Your fretboard as a crisp SVG file.
1. Pick a key and mode. The 7 harmonized chords appear in the grid. Major, Harmonic Minor, and Melodic Minor modes are available. Pro unlocks Harmonic and Melodic Minor.
2. Tap any chord to see its triad on the neck. A variation strip appears -- tap sus2, sus4, or aug to change the voicing. Each variation is saved separately in your progression.
3. Pick your string set. Adjacent uses 3 consecutive strings. Spread (Pro) uses non-adjacent strings for wider voicings. Tap All to see chord tones across all 6 strings.
4. Pick a position to move the voicing up or down the neck.
5. Build a progression by tapping chords in order. Use Prev and Next to step through it. Pro adds Loop, Sound, and Export.
Sound pattern: Each chord plays 4 notes -- lowest string, middle string, highest string, middle string (R, 3, 5, 3 in root position). This pattern stays consistent regardless of what's displayed.

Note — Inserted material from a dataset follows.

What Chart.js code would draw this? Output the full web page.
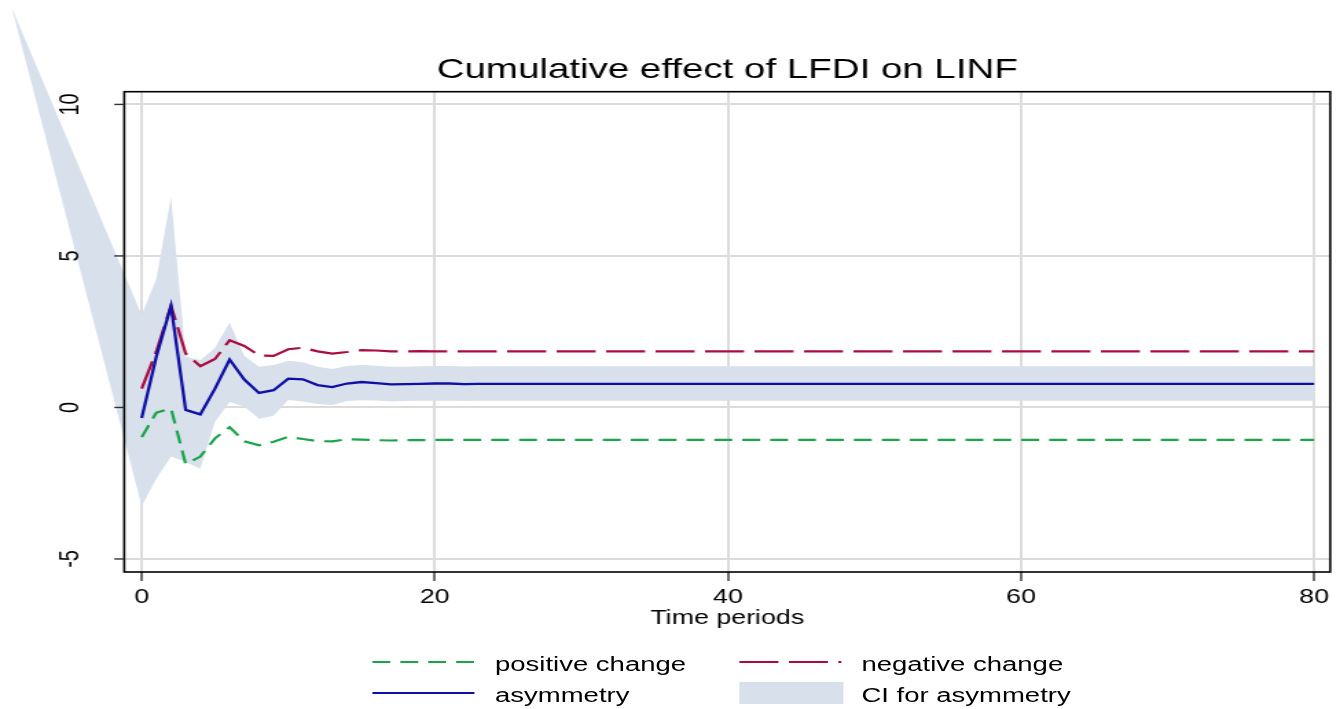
<!DOCTYPE html>
<html>
<head>
<meta charset="utf-8">
<script src="https://cdn.jsdelivr.net/npm/chart.js@4"></script>
<style>
  html, body { margin: 0; padding: 0; background: #fff; overflow: hidden; }
  /* the original graph was exported narrow and stretched sideways, so draw narrow and stretch */
  #stage { position: absolute; left: 0; top: 0; width: 975px; height: 709px;
           transform: scaleX(1.37436); transform-origin: 0 0;
           font-family: "Liberation Sans", Arial, sans-serif; }
  #chart { position: absolute; left: 0; top: 0; }
  .key { position: absolute; font-size: 20px; line-height: 24px; color: #000; white-space: nowrap; }
  .swatch { position: absolute; overflow: visible; }
</style>
</head>
<body>
<div id="stage">
  <canvas id="chart" width="975" height="709"></canvas>
  <div id="legend"></div>
</div>
<script>
const periods = [0,1,2,3,4,5,6,7,8,9,10,11,12,13,14,15,16,17,18,19,20,
  21,22,23,24,25,26,27,28,29,30,31,32,33,34,35,36,37,38,39,40,
  41,42,43,44,45,46,47,48,49,50,51,52,53,54,55,56,57,58,59,60,
  61,62,63,64,65,66,67,68,69,70,71,72,73,74,75,76,77,78,79,80];

const positiveChange = [-0.98,-0.17,-0.03,-1.87,-1.62,-1.02,-0.65,-1.12,-1.25,-1.13,-0.97,
  -1.04,-1.11,-1.12,-1.05,-1.06,-1.08,-1.09,-1.08,-1.08,-1.07,
  -1.07,-1.07,-1.07,-1.07,-1.07,-1.07,-1.07,-1.07,-1.07,-1.07,
  -1.07,-1.07,-1.07,-1.07,-1.07,-1.07,-1.07,-1.07,-1.07,-1.07,
  -1.07,-1.07,-1.07,-1.07,-1.07,-1.07,-1.07,-1.07,-1.07,-1.07,
  -1.07,-1.07,-1.07,-1.07,-1.07,-1.07,-1.07,-1.07,-1.07,-1.07,
  -1.07,-1.07,-1.07,-1.07,-1.07,-1.07,-1.07,-1.07,-1.07,-1.07,
  -1.07,-1.07,-1.07,-1.07,-1.07,-1.07,-1.07,-1.07,-1.07,-1.07];

const negativeChange = [0.62,1.85,3.36,1.78,1.36,1.60,2.22,2.03,1.72,1.70,1.92,
  1.97,1.85,1.78,1.83,1.89,1.88,1.85,1.85,1.86,1.85,
  1.85,1.85,1.85,1.85,1.85,1.85,1.85,1.85,1.85,1.85,
  1.85,1.85,1.85,1.85,1.85,1.85,1.85,1.85,1.85,1.85,
  1.85,1.85,1.85,1.85,1.85,1.85,1.85,1.85,1.85,1.85,
  1.85,1.85,1.85,1.85,1.85,1.85,1.85,1.85,1.85,1.85,
  1.85,1.85,1.85,1.85,1.85,1.85,1.85,1.85,1.85,1.85,
  1.85,1.85,1.85,1.85,1.85,1.85,1.85,1.85,1.85,1.85];

const asymmetry = [-0.35,1.68,3.35,-0.08,-0.23,0.62,1.58,0.92,0.48,0.57,0.95,
  0.93,0.74,0.67,0.79,0.84,0.80,0.76,0.77,0.78,0.79,
  0.79,0.77,0.78,0.78,0.78,0.78,0.78,0.78,0.78,0.78,
  0.78,0.78,0.78,0.78,0.78,0.78,0.78,0.78,0.78,0.78,
  0.78,0.78,0.78,0.78,0.78,0.78,0.78,0.78,0.78,0.78,
  0.78,0.78,0.78,0.78,0.78,0.78,0.78,0.78,0.78,0.78,
  0.78,0.78,0.78,0.78,0.78,0.78,0.78,0.78,0.78,0.78,
  0.78,0.78,0.78,0.78,0.78,0.78,0.78,0.78,0.78,0.78];

const ciUpper = [3.05,4.25,6.95,1.68,1.56,1.97,2.80,1.70,1.34,1.40,1.54,
  1.49,1.34,1.27,1.37,1.40,1.38,1.34,1.34,1.36,1.37,
  1.37,1.35,1.36,1.36,1.36,1.36,1.36,1.36,1.36,1.36,
  1.36,1.36,1.36,1.36,1.36,1.36,1.36,1.36,1.36,1.36,
  1.36,1.36,1.36,1.36,1.36,1.36,1.36,1.36,1.36,1.36,
  1.36,1.36,1.36,1.36,1.36,1.36,1.36,1.36,1.36,1.36,
  1.36,1.36,1.36,1.36,1.36,1.36,1.36,1.36,1.36,1.36,
  1.36,1.36,1.36,1.36,1.36,1.36,1.36,1.36,1.36,1.36];

const ciLower = [-3.25,-2.35,-1.62,-1.80,-2.02,-0.47,0.18,0.03,-0.37,-0.27,0.25,
  0.20,0.11,0.08,0.21,0.24,0.23,0.20,0.21,0.22,0.22,
  0.22,0.21,0.22,0.22,0.22,0.22,0.22,0.22,0.22,0.22,
  0.22,0.22,0.22,0.22,0.22,0.22,0.22,0.22,0.22,0.22,
  0.22,0.22,0.22,0.22,0.22,0.22,0.22,0.22,0.22,0.22,
  0.22,0.22,0.22,0.22,0.22,0.22,0.22,0.22,0.22,0.22,
  0.22,0.22,0.22,0.22,0.22,0.22,0.22,0.22,0.22,0.22,
  0.22,0.22,0.22,0.22,0.22,0.22,0.22,0.22,0.22,0.22];

// the CI polygon starts from a stray point far up-left of the plot region
const ciLead = { x: -8.87, y: 13.2 };

const xTicks = [0, 20, 40, 60, 80];
const yTicks = [-5, 0, 5, 10];

const FONT = '"Liberation Sans", Arial, sans-serif';
const GREEN = '#1aa54a', RED = '#ab0c40', BLUE = '#1010a4', BAND = '#d8e0ec';
const GREEN_DASH = [13, 7.3], RED_DASH = [28.4, 7.6];

Chart.defaults.font.family = FONT;

const toXY = (vals) => periods.map((p, i) => ({ x: p, y: vals[i] }));

// CI band drawn through the scales, without clipping to the plot region
const ciBand = {
  id: 'ciBand',
  beforeDatasetsDraw(chart) {
    const { ctx, scales: { x, y } } = chart;
    ctx.save();
    ctx.beginPath();
    ctx.moveTo(x.getPixelForValue(ciLead.x), y.getPixelForValue(ciLead.y));
    periods.forEach((p, i) => ctx.lineTo(x.getPixelForValue(p), y.getPixelForValue(ciUpper[i])));
    for (let i = periods.length - 1; i >= 0; i--) {
      ctx.lineTo(x.getPixelForValue(periods[i]), y.getPixelForValue(ciLower[i]));
    }
    ctx.closePath();
    ctx.fillStyle = BAND;
    ctx.fill();
    ctx.restore();
  }
};

// plot frame, left tick marks and the rotated y labels (Stata style)
const frame = {
  id: 'frame',
  afterDatasetsDraw(chart) {
    const { ctx, chartArea: a, scales: { y } } = chart;
    ctx.save();
    ctx.strokeStyle = '#000';
    ctx.lineWidth = 1.6;
    ctx.strokeRect(a.left, a.top, a.right - a.left, a.bottom - a.top);
    ctx.strokeStyle = '#333';
    ctx.lineWidth = 1.4;
    ctx.fillStyle = '#000';
    ctx.font = '20px ' + FONT;
    ctx.textAlign = 'center';
    ctx.textBaseline = 'middle';
    yTicks.forEach((v) => {
      const py = y.getPixelForValue(v);
      ctx.beginPath();
      ctx.moveTo(a.left - 7.3, py);
      ctx.lineTo(a.left, py);
      ctx.stroke();
      ctx.save();
      ctx.translate(51.2, py);
      ctx.rotate(-Math.PI / 2);
      ctx.fillText(String(v), 0, 0);
      ctx.restore();
    });
    ctx.restore();
  }
};

new Chart(document.getElementById('chart'), {
  type: 'line',
  data: {
    datasets: [
      { label: 'asymmetry', data: toXY(asymmetry), borderColor: BLUE, borderWidth: 2.3 },
      { label: 'negative change', data: toXY(negativeChange), borderColor: RED, borderWidth: 2.2, borderDash: RED_DASH },
      { label: 'positive change', data: toXY(positiveChange), borderColor: GREEN, borderWidth: 2.2, borderDash: GREEN_DASH },
    ],
  },
  options: {
    responsive: false,
    animation: false,
    elements: { point: { radius: 0 }, line: { tension: 0, fill: false } },
    layout: { padding: { left: 0, right: 7.1, top: 0, bottom: 77 } },
    plugins: {
      legend: { display: false },
      tooltip: { enabled: false },
      title: {
        display: true,
        text: 'Cumulative effect of LFDI on LINF',
        fullSize: false,
        color: '#000',
        font: { size: 28, weight: 'normal' },
        padding: { top: 53.2, bottom: 4.9 },
      },
    },
    scales: {
      x: {
        type: 'linear',
        min: -1.19,
        max: 81.1,
        afterBuildTicks: (s) => { s.ticks = xTicks.map((v) => ({ value: v })); },
        afterFit: (s) => { s.height = 60; },
        border: { display: false },
        grid: { color: '#dcdcdc', lineWidth: 2, tickColor: '#333', tickWidth: 1.4, tickLength: 9 },
        ticks: { color: '#000', font: { size: 19.5 }, padding: 5.4, maxRotation: 0, autoSkip: false },
        title: { display: true, text: 'Time periods', color: '#000', font: { size: 19.5 }, padding: { top: 0, bottom: 1.8 } },
      },
      y: {
        type: 'linear',
        min: -5.43,
        max: 10.42,
        afterBuildTicks: (s) => { s.ticks = yTicks.map((v) => ({ value: v })); },
        afterFit: (s) => { s.width = 90.4; },
        border: { display: false },
        grid: { color: '#dcdcdc', lineWidth: 2, drawTicks: false },
        ticks: { display: false },
      },
    },
  },
  plugins: [ciBand, frame],
});

// legend in two columns below the plot
const legendItems = [
  { text: 'positive change', kind: 'line', color: GREEN, dash: GREEN_DASH, col: 0, row: 0 },
  { text: 'negative change', kind: 'line', color: RED, dash: RED_DASH, col: 1, row: 0 },
  { text: 'asymmetry', kind: 'line', color: BLUE, dash: [], col: 0, row: 1 },
  { text: 'CI for asymmetry', kind: 'area', color: BAND, col: 1, row: 1 },
];
const colX = [271.4, 538.0];
const rowY = [662, 693];
const legend = document.getElementById('legend');
legendItems.forEach((it) => {
  const sx = colX[it.col], sy = rowY[it.row];
  const svg = document.createElementNS('http://www.w3.org/2000/svg', 'svg');
  svg.setAttribute('class', 'swatch');
  svg.setAttribute('width', '76');
  svg.setAttribute('height', '24');
  svg.style.left = sx + 'px';
  svg.style.top = (sy - 12) + 'px';
  if (it.kind === 'line') {
    const ln = document.createElementNS('http://www.w3.org/2000/svg', 'line');
    ln.setAttribute('x1', '0'); ln.setAttribute('x2', '74.2');
    ln.setAttribute('y1', '12'); ln.setAttribute('y2', '12');
    ln.setAttribute('stroke', it.color);
    ln.setAttribute('stroke-width', '2');
    if (it.dash.length) ln.setAttribute('stroke-dasharray', it.dash.join(' '));
    svg.appendChild(ln);
  } else {
    const r = document.createElementNS('http://www.w3.org/2000/svg', 'rect');
    r.setAttribute('x', '0'); r.setAttribute('y', '1');
    r.setAttribute('width', '75.7'); r.setAttribute('height', '22');
    r.setAttribute('fill', it.color);
    svg.appendChild(r);
  }
  legend.appendChild(svg);
  const t = document.createElement('div');
  t.className = 'key';
  t.textContent = it.text;
  t.style.left = (sx + 88.8) + 'px';
  t.style.top = (sy - 10) + 'px';
  legend.appendChild(t);
});
</script>
</body>
</html>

Overlays: Turn on Pentatonic or Scale to see those notes on the neck alongside your chord tones. Teal = chord tones, blue = pentatonic, purple = full scale.
Dot labels:
Notes shows the actual note name on each dot (A, C#, E, etc).
By scale shows each note's position in the mode (1 through 7).
By mode shows R, 3, 5 on chord tones and interval names on the rest.
Below the neck you'll see all available 3-note combinations across the active strings, listed left to right (nut to bridge). Each combination is shown as a role sequence (e.g. 3 R 3) or an inversion name if all 3 chord tones are present (e.g. 2nd inversion). Multiple combinations are separated by and.